Webhooks and the allowlist

The webhook is how PR events reach Atlantis, and it must be authenticated with a shared secret (--gh-webhook-secret) so Atlantis rejects forged events — without it, anyone who can reach the server could trigger runs. The repo allowlist restricts which repositories Atlantis will act on, so a webhook from an unexpected repo is ignored. These two settings are the front door’s lock; they are security controls, not optional config.

webhook config
# VCS webhook -> https://atlantis.acme.internal/events
# events: Pull request, Push, Issue comment
# secret: <WEBHOOK_SECRET> (must match --gh-webhook-secret)

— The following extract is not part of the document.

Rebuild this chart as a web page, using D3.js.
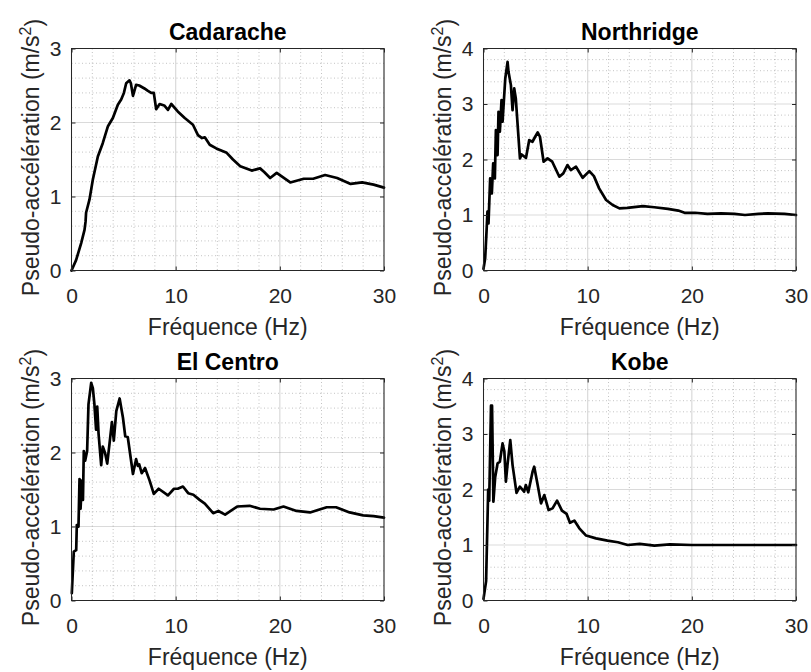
<!DOCTYPE html>
<html><head><meta charset="utf-8">
<script src="https://cdn.jsdelivr.net/npm/d3@7"></script>
<style>
body{margin:0;background:#fff}
svg{display:block}
text{font-family:"Liberation Sans",Arial,Helvetica,sans-serif}
</style>
</head><body>
<svg id="c" width="811" height="672"></svg>
<script>
// ---------- data ----------
const titles = ["Cadarache", "Northridge", "El Centro", "Kobe"];
const xTicks = [0, 10, 20, 30];
const yTicks3 = [0, 1, 2, 3];
const yTicks4 = [0, 1, 2, 3, 4];
const xLabelText = "Fréquence (Hz)";
const yLabelText = "Pseudo-accélération (m/s";
const yLabelSup = "2";

const cadaracheF = [0,0.44,0.93,1.25,1.35,1.4,1.73,2.05,2.53,3.0,3.5,3.97,4.45,4.77,5.03,5.25,5.57,5.7,5.9,6.2,6.5,7.0,7.3,7.65,7.9,8.13,8.46,8.9,9.26,9.58,10.2,10.87,11.66,12.14,12.53,12.8,13.27,13.9,14.9,15.5,16.2,17.3,18.1,18.5,19.07,19.7,21.0,22.3,23.2,24.35,25.5,26.8,27.9,29.0,30];
const cadaracheA = [0,0.14,0.37,0.55,0.66,0.78,0.96,1.23,1.54,1.72,1.95,2.06,2.24,2.31,2.40,2.53,2.57,2.53,2.36,2.51,2.50,2.46,2.43,2.40,2.40,2.18,2.25,2.23,2.17,2.25,2.15,2.06,1.97,1.83,1.79,1.80,1.70,1.65,1.59,1.50,1.41,1.35,1.38,1.33,1.25,1.32,1.19,1.24,1.24,1.29,1.25,1.17,1.19,1.16,1.12];

const northridgeF = [0,0.16,0.29,0.38,0.48,0.64,0.8,0.93,1.09,1.19,1.35,1.44,1.57,1.73,1.83,2.09,2.31,2.4,2.63,2.79,2.95,3.1,3.5,3.66,4.08,4.39,4.7,4.96,5.2,5.42,5.77,6.15,6.6,7.28,7.66,8.06,8.38,8.88,9.52,10.16,10.6,11.1,11.77,12.4,13.05,13.8,15.3,16.4,17.7,18.7,19.3,20.3,21.5,22.8,24.1,25.1,26.4,27.3,28.9,30];
const northridgeA = [0.03,0.22,0.70,1.06,0.85,1.66,1.39,1.93,1.66,2.53,2.08,2.86,2.50,3.07,2.68,3.46,3.76,3.58,3.34,2.89,3.28,3.10,2.02,2.09,2.03,2.35,2.32,2.41,2.49,2.41,1.96,2.02,1.96,1.69,1.75,1.90,1.81,1.87,1.67,1.79,1.70,1.48,1.27,1.18,1.12,1.13,1.16,1.14,1.11,1.08,1.04,1.04,1.02,1.03,1.02,1.00,1.02,1.03,1.02,1.00];

const elCentroF = [0.03,0.22,0.45,0.51,0.67,0.77,0.87,1.0,1.1,1.18,1.31,1.5,1.63,1.89,2.05,2.2,2.36,2.47,2.6,2.85,3.0,3.23,3.43,3.65,3.88,4.06,4.3,4.62,4.94,5.16,5.4,5.9,6.2,6.37,6.5,6.74,7.06,7.5,7.9,8.37,9.26,9.84,10.2,10.7,11.2,11.7,12.3,12.8,13.6,14.1,14.75,15.9,17.1,18.1,19.4,20.35,21.6,22.9,24.5,25.4,26.7,28.0,29.0,30];
const elCentroA = [0.10,0.66,0.68,1.02,1.00,1.64,1.24,1.62,1.36,2.02,1.89,2.02,2.65,2.94,2.87,2.65,2.31,2.62,2.25,1.83,2.08,1.99,1.85,2.12,2.41,2.16,2.56,2.73,2.47,2.22,2.21,1.71,1.91,1.82,1.84,1.72,1.79,1.62,1.44,1.51,1.42,1.51,1.51,1.54,1.45,1.43,1.36,1.31,1.18,1.21,1.16,1.27,1.28,1.24,1.23,1.27,1.21,1.19,1.26,1.26,1.19,1.15,1.14,1.12];

const kobeF = [0,0.25,0.45,0.55,0.72,0.82,0.95,1.12,1.35,1.57,1.83,2.0,2.15,2.3,2.57,2.79,3.17,3.49,3.9,4.06,4.3,4.71,4.87,5.2,5.52,5.84,6.25,6.63,7.06,7.53,7.98,8.3,8.72,9.2,9.85,10.8,11.9,12.9,13.85,15,16.4,17.9,20,22,25,28,30];
const kobeA = [0.03,0.35,2.0,1.8,3.51,3.51,1.78,2.22,2.47,2.50,2.83,2.69,2.14,2.44,2.89,2.44,1.94,2.05,1.96,2.08,1.95,2.32,2.41,2.08,1.75,1.90,1.63,1.66,1.80,1.62,1.56,1.40,1.44,1.30,1.17,1.12,1.08,1.05,1.00,1.02,0.99,1.01,1.00,1.00,1.00,1.00,1.00];

// ---------- layout ----------
const svg = d3.select("#c");
const pw = 312.5, ph = 222;
const lefts = [71.5, 483.5], tops = [48.5, 378.5];
const panels = [
  {title: titles[0], f: cadaracheF, a: cadaracheA, yt: yTicks3, col: 0, row: 0},
  {title: titles[1], f: northridgeF, a: northridgeA, yt: yTicks4, col: 1, row: 0},
  {title: titles[2], f: elCentroF, a: elCentroA, yt: yTicks3, col: 0, row: 1},
  {title: titles[3], f: kobeF, a: kobeA, yt: yTicks4, col: 1, row: 1}
];
const axisColor = "#262626";
const fmt = d3.format("d");

panels.forEach(p => {
  const L = lefts[p.col], T = tops[p.row];
  const g = svg.append("g").attr("transform", `translate(${L},${T})`);
  const x = d3.scaleLinear().domain([xTicks[0], xTicks[xTicks.length-1]]).range([0, pw]);
  const y = d3.scaleLinear().domain([p.yt[0], p.yt[p.yt.length-1]]).range([ph, 0]);
  const yMinorCount = (p.yt.length - 1) * 4;

  // minor grid
  g.append("g").selectAll("line").data(x.ticks(15).filter(v => !xTicks.includes(v)))
    .join("line").attr("x1", d => x(d)).attr("x2", d => x(d)).attr("y1", 0).attr("y2", ph)
    .attr("stroke", axisColor).attr("stroke-opacity", 0.35).attr("stroke-width", 0.8)
    .attr("stroke-dasharray", "1,2.5");
  g.append("g").selectAll("line").data(y.ticks(yMinorCount).filter(v => !p.yt.includes(v)))
    .join("line").attr("y1", d => y(d)).attr("y2", d => y(d)).attr("x1", 0).attr("x2", pw)
    .attr("stroke", axisColor).attr("stroke-opacity", 0.35).attr("stroke-width", 0.8)
    .attr("stroke-dasharray", "1,2.5");
  // major grid
  g.append("g").selectAll("line").data(xTicks)
    .join("line").attr("x1", d => x(d)).attr("x2", d => x(d)).attr("y1", 0).attr("y2", ph)
    .attr("stroke", axisColor).attr("stroke-opacity", 0.17).attr("stroke-width", 1.2);
  g.append("g").selectAll("line").data(p.yt)
    .join("line").attr("y1", d => y(d)).attr("y2", d => y(d)).attr("x1", 0).attr("x2", pw)
    .attr("stroke", axisColor).attr("stroke-opacity", 0.17).attr("stroke-width", 1.2);

  // data line
  const pts = p.f.map((f, i) => [f, p.a[i]]);
  g.append("path").datum(pts)
    .attr("d", d3.line().x(d => x(d[0])).y(d => y(d[1])))
    .attr("fill", "none").attr("stroke", "#000").attr("stroke-width", 2.7)
    .attr("stroke-linejoin", "round").attr("stroke-linecap", "round");

  // axes
  const styleAxis = sel => {
    sel.select(".domain").remove();
    sel.selectAll(".tick line").attr("stroke", axisColor);
    sel.selectAll(".tick text").attr("fill", axisColor).style("font-size", "21px")
      .style("font-family", '"Liberation Sans",Arial,Helvetica,sans-serif');
  };
  g.append("g").attr("transform", `translate(0,${ph})`)
    .call(d3.axisBottom(x).tickValues(xTicks).tickFormat(fmt).tickSizeInner(-4).tickSizeOuter(0).tickPadding(17.5))
    .call(styleAxis);
  g.append("g")
    .call(d3.axisTop(x).tickValues(xTicks).tickSizeInner(-4).tickSizeOuter(0).tickFormat(""))
    .call(styleAxis);
  g.append("g")
    .call(d3.axisLeft(y).tickValues(p.yt).tickFormat(fmt).tickSizeInner(-4).tickSizeOuter(0).tickPadding(10))
    .call(styleAxis);
  g.append("g").attr("transform", `translate(${pw},0)`)
    .call(d3.axisRight(y).tickValues(p.yt).tickSizeInner(-4).tickSizeOuter(0).tickFormat(""))
    .call(styleAxis);

  // box
  g.append("rect").attr("x", 0).attr("y", 0).attr("width", pw).attr("height", ph)
    .attr("fill", "none").attr("stroke", axisColor).attr("stroke-width", 1);

  // title
  g.append("text").attr("x", pw / 2).attr("y", -8.5).attr("text-anchor", "middle")
    .style("font-size", "23px").style("font-weight", "bold").attr("fill", "#000")
    .text(p.title);

  // x label
  g.append("text").attr("x", pw / 2).attr("y", ph + 64.3).attr("text-anchor", "middle")
    .style("font-size", "23px").attr("fill", axisColor).text(xLabelText);

  // y label
  const yl = g.append("text")
    .attr("transform", `translate(${-33},${ph / 2 - 2}) rotate(-90)`)
    .attr("text-anchor", "middle").style("font-size", "23px").attr("fill", axisColor);
  yl.append("tspan").text(yLabelText);
  yl.append("tspan").attr("dy", "-0.45em").style("font-size", "16px").text(yLabelSup);
  yl.append("tspan").attr("dy", "0.45em").text(")");
});
</script>
</body></html>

# Atlantis verifies the secret on every event and ignores repos outside the allowlist
Set the webhook secret and a tight allowlist
Running Atlantis without a webhook secret lets anyone who can reach /events forge PR events and drive Terraform runs; a wildcard repo allowlist lets it act on repos you never intended. Always configure --gh-webhook-secret and scope --repo-allowlist to exactly your org’s repos. These are the difference between a controlled automation server and an open door to your cloud.